Fanni believed him to be a reactionary, just another Tsar in waiting, and to have betrayed the workers he claimed to represent. She now resolved, along with others who remain largely unknown, to murder him. But could the nearly blind Fanni who had to use a stick to guide her so accurately have fired three shots into the heavily guarded Lenin whilst being jostled by the crowd surrounding him? Many think not and it has been suggested that the real culprit was Lydia Kopaleva, a woman Fanni had formed a close relationship with in prison and had since fallen in love with.

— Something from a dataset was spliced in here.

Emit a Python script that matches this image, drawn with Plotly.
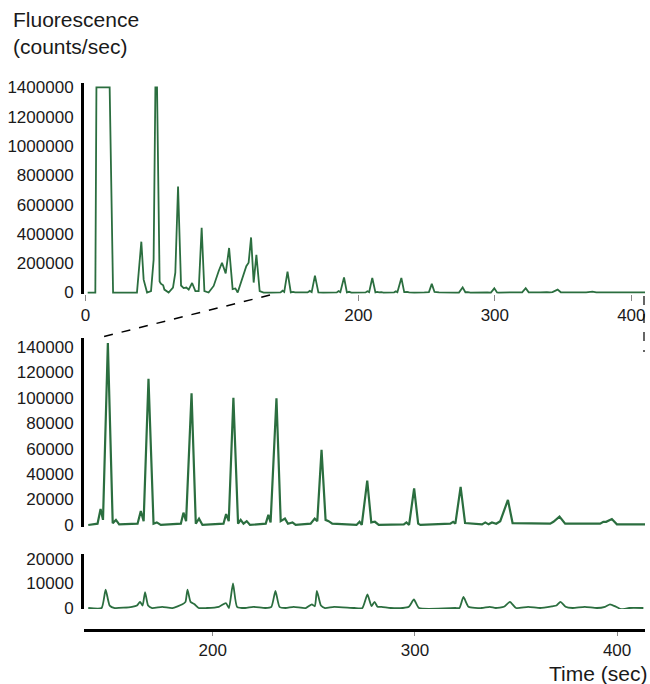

Under interrogation Fanni confessed to the crime and refused to provide details of any plot or reveal details that might implicate others:
“My name is Fanni Kaplan. Today, I shot Lenin. I did it on my own. I will not say from whom I received my revolver. I will give no details. I had resolved to kill Lenin long ago. I consider him a traitor to the Revolution.”
Frustrated in their attempts to uncover a conspiracy on 3 September Fanni’s guards dragged her from her prison cell into the courtyard and shot her once in the back of the head. The day after Fanni’s murder Lenin ordered the clampdown on all dissent to Bolshevik rule that was to become known as the “Red Terror” and over the next few weeks 800 leading Socialist Revolutionaries were rounded up and executed.
As Russia descended into Civil War the killings escalated as the Head of the Soviet Secret Police, the Cheka Felix Dzerzhinsky declared the Revolution to be first and foremost organised terror:
“We exist to terrorise, arrest, and exterminate the enemies of the revolution on the basis of their class affiliation or pre-revolutionary roles.”
Within three years of Fanni Kaplan’s own execution more than a million Russians had been killed by their fellow countrymen.
On 21 January 1924, Vladimir Lenin died following the last of a series of strokes, aged just 53.
It was said that he never fully recovered from the wounds he had received six years earlier and that with his body so weakened recovery in the event of illness was unlikely. So it was perhaps just an assassination delayed, but unlike earlier by the time of his death the Bolshevik Revolution and their grip on power had been secured.